We again begin by presuming a resolution of the conjectural stasis: specifically, that the analysis of genetic material for research purposes can produce a variety of results. Next, at the level of definitional stasis, we consider the ways in which this stored genetic data is similar to or different from other research data. Many consider genetic information to be sensitive and private, and expect that disclosure of this information could bring about harms. There is also a possibility that people could be reidentified with genomic data and some basic demographic information. In this way, genetic data demonstrate both similarities and differences with other types of research data, and in some respects are quite similar to data stored by institutions for financial purposes.

We can then evaluate similarities and differences by drawing on the principles of biomedical ethics. Researchers can demonstrate respect for individuals’ autonomy by eliciting and honoring their privacy preferences. However, policies must consider the trade-offs between restrictive data-sharing policies and the benefits that might be attained through the open sharing of genomic research data. The principle of beneficence supports the sharing of deidentified data so that patient populations might benefit from new discoveries. The principle of justice requires that data-sharing and oversight policies are developed in such a way that diverse communities will be willing to participate in research, and thus increase the chances that these communities will also experience a fair share of the benefits from research (Fullerton 2011).

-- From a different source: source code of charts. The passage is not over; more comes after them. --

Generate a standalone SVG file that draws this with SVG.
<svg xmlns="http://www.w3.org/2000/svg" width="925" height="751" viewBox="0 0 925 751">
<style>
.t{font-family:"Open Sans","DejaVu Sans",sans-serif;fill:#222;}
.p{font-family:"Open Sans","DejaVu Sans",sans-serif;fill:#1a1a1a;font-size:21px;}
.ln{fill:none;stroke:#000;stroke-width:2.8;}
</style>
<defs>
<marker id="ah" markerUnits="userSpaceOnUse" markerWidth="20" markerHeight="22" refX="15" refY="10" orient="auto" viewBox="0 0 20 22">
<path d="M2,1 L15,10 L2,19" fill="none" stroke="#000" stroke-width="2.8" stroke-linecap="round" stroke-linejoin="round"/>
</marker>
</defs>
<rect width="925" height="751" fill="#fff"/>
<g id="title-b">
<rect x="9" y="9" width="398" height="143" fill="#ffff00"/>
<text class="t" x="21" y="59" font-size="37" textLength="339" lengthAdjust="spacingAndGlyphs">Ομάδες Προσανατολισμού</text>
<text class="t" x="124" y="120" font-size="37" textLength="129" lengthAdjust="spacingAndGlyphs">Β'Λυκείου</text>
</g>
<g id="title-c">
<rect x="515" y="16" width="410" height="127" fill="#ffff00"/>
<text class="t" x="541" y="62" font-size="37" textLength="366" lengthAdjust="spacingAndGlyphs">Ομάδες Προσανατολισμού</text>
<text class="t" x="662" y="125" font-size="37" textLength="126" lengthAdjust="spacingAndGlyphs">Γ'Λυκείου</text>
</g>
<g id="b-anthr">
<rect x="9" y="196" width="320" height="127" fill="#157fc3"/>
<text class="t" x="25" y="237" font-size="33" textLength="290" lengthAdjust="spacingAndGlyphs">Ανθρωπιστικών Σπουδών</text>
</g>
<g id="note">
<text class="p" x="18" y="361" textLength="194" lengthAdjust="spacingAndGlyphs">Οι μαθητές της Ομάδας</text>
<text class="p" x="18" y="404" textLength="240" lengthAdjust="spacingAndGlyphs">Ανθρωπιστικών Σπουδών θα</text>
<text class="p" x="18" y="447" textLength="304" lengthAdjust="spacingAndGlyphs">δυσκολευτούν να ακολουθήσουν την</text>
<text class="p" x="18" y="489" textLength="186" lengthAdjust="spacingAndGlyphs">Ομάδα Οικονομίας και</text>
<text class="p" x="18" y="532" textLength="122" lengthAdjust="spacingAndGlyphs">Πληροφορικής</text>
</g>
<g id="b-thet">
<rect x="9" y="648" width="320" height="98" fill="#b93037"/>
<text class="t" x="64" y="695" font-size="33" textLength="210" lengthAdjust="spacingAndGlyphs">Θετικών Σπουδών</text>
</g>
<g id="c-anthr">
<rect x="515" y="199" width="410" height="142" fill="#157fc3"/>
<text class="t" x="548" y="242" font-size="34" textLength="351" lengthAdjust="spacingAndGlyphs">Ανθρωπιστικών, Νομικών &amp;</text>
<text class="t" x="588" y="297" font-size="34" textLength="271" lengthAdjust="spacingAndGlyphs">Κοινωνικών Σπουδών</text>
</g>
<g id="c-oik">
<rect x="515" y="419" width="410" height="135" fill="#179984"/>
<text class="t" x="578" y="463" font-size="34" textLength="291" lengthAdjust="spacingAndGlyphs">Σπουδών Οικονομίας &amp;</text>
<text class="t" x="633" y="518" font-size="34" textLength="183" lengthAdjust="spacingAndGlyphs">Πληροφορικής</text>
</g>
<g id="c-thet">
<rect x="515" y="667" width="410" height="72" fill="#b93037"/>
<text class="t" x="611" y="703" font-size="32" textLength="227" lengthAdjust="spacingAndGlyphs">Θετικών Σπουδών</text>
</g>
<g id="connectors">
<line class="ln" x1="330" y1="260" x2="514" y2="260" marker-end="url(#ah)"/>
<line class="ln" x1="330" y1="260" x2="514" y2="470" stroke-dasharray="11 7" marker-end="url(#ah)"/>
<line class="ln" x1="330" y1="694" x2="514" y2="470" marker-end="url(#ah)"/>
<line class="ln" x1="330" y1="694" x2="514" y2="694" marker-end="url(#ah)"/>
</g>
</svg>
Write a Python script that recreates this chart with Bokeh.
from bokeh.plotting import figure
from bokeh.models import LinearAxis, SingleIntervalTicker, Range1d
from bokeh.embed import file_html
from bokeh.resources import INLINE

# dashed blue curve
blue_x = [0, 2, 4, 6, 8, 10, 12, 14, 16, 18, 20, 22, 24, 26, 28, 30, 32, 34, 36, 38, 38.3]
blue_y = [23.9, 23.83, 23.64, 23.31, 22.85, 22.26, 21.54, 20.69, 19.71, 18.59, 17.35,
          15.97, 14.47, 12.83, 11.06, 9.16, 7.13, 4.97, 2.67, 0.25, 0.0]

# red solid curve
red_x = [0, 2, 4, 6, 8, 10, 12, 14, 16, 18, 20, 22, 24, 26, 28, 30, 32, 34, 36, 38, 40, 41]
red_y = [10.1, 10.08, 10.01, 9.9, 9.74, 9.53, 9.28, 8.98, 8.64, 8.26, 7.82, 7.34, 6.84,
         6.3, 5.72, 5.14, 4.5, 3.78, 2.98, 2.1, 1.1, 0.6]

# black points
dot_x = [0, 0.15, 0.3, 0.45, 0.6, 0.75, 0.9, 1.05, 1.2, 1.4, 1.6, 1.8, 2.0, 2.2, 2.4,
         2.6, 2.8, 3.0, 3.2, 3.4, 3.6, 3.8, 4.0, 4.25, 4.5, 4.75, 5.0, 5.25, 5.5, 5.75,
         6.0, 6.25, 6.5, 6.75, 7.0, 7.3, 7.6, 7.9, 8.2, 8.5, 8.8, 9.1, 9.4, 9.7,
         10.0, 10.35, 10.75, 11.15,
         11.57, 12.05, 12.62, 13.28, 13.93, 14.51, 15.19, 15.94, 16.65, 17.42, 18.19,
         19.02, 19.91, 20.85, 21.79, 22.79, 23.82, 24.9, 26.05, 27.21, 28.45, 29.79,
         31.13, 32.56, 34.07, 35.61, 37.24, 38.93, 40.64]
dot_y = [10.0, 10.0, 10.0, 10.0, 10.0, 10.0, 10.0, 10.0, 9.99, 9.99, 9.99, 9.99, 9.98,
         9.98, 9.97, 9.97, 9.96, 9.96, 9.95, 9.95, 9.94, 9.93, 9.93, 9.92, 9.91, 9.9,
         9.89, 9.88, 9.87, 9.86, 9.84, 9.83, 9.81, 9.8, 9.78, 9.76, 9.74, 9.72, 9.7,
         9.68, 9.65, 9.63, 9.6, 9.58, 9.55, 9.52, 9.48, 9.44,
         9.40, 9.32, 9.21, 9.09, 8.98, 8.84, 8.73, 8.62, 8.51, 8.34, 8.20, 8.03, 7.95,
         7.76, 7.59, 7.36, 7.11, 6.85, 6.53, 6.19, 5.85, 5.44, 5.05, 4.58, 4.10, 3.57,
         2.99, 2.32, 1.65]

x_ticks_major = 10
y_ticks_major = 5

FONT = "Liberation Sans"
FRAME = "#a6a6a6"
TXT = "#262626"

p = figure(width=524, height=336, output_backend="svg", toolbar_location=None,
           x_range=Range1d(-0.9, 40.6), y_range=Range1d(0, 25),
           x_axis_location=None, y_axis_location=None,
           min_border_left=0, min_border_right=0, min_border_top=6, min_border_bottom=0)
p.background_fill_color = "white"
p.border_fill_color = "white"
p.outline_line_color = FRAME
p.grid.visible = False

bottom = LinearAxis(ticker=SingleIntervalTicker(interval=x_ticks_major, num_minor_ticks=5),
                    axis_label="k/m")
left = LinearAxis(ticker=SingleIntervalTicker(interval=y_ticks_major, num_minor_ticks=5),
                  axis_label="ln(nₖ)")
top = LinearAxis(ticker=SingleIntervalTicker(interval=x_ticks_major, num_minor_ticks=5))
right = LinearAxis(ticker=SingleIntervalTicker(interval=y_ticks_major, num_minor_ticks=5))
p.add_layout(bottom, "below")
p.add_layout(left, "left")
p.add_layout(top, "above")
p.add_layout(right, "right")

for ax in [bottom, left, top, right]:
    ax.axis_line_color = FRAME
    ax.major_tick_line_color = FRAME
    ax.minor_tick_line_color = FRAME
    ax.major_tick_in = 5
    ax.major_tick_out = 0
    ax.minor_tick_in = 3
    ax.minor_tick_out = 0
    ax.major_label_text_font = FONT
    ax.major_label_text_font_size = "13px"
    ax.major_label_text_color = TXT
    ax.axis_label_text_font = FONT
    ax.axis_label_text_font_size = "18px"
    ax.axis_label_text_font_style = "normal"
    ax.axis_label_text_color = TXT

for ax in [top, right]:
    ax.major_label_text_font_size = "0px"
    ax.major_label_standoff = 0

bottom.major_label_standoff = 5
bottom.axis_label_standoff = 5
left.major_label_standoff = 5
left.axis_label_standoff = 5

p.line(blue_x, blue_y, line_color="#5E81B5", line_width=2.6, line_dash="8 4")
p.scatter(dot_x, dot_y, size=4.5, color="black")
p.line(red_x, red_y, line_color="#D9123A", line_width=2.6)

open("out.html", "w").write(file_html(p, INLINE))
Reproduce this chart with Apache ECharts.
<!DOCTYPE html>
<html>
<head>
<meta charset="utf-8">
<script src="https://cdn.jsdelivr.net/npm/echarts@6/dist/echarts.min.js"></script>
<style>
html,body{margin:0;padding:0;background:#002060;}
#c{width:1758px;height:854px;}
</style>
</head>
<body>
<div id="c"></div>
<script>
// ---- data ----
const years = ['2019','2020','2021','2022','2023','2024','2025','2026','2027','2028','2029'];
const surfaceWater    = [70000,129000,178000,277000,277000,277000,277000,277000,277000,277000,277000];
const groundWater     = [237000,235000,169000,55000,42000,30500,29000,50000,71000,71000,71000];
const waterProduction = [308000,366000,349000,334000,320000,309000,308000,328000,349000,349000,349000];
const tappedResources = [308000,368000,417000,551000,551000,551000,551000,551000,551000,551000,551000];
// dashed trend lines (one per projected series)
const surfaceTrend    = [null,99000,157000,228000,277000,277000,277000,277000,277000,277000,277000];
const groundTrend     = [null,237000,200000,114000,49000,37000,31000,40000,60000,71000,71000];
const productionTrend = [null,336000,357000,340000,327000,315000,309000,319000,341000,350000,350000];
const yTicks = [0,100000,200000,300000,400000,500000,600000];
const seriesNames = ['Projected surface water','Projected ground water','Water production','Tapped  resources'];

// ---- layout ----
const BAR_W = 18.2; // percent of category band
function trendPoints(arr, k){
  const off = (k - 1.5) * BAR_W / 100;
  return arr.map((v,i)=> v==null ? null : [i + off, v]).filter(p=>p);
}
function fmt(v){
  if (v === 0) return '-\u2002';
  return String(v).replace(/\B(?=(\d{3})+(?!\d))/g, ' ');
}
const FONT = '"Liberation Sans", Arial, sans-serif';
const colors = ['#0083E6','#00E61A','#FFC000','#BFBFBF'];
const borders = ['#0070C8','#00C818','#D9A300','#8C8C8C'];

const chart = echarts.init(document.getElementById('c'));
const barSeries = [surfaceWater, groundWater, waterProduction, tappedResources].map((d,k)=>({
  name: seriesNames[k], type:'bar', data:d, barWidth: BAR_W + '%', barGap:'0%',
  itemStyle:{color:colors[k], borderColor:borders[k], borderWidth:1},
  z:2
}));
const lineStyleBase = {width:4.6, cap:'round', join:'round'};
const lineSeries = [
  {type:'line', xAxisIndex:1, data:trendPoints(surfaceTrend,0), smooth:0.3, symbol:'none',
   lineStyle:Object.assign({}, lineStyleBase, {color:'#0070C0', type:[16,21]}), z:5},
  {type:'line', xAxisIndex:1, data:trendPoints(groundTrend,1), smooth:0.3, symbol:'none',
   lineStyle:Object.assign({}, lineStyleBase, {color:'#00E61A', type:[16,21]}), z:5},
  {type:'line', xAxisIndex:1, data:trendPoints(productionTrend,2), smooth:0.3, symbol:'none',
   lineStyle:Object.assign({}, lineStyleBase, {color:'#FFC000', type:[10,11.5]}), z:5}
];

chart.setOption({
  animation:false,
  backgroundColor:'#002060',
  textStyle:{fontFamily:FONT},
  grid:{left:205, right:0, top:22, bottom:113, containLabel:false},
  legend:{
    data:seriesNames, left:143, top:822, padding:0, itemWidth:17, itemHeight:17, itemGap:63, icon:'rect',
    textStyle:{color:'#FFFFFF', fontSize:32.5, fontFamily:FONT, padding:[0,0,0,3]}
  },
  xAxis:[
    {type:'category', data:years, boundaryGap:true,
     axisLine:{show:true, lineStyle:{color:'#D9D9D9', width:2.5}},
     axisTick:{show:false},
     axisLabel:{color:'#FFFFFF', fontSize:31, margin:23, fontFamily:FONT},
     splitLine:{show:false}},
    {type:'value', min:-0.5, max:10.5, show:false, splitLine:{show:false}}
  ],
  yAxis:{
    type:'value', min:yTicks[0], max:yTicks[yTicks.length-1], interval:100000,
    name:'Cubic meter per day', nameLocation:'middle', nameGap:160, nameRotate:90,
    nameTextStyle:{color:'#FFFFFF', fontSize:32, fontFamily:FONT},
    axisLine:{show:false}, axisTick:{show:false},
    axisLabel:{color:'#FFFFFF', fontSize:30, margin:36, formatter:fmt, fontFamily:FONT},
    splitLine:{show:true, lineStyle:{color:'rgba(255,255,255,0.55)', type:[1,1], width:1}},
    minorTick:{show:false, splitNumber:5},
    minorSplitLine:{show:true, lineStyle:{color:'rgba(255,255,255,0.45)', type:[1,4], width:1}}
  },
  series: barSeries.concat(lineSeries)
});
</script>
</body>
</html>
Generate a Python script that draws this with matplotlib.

One possible policy outcome is that genomic test results, like other medical tests and personally identifiable material, deserve robust policy protections. We base this policy outcome on the fact that genomic test results may contain information about a person that ought to be protected. Yet we cannot place so many restrictions that it becomes logistically impossible to share genomic data for secondary studies, given the potential benefits to society that shared resources would bring. Data can be shared with other investigators, but appropriate oversight measures should be in place to manage, in light of contextual factors, who will be allowed to access the information and to ensure that the data are used in ways that will reduce the risk of harm to donors. To address concerns about privacy, networked biorepositories should establish firewalls, protections, safeguards, and data access committees, and utilize closed or controlled access to limit the amount of data that is shared.

CONCLUSION

Health systems and users of genomic technology are increasingly contemplating the development of policies and practices that will facilitate the use of genomic information for clinical care and other social purposes. While the idiom of genomic contextualism will not solve all of the policy and practice debates that have arisen in the fields of genetics and genomics, we do believe that this analysis will help identify settings where meaningful debate has stalled as a result of genetic exceptionalism, a rhetorical oversimplification that has outlived its usefulness. This new idiom is better suited to the considerable tasks at hand, and provides a strategy for incorporating both similarities and differences into debates where context matters. The use of stasis theory can be utilized in many more areas of genomics, and can help to resolve debates around return of results, protecting against reidentifying participants, incorporation of genomics into electronic health records, and use of DNA in forensic settings or with genetic ancestry testing. We hope the genetics, bioethics, and health policy communities will remove the idiom of genetic exceptionalism from their rhetorical repertoire and join us instead in a more productive idiom for debate.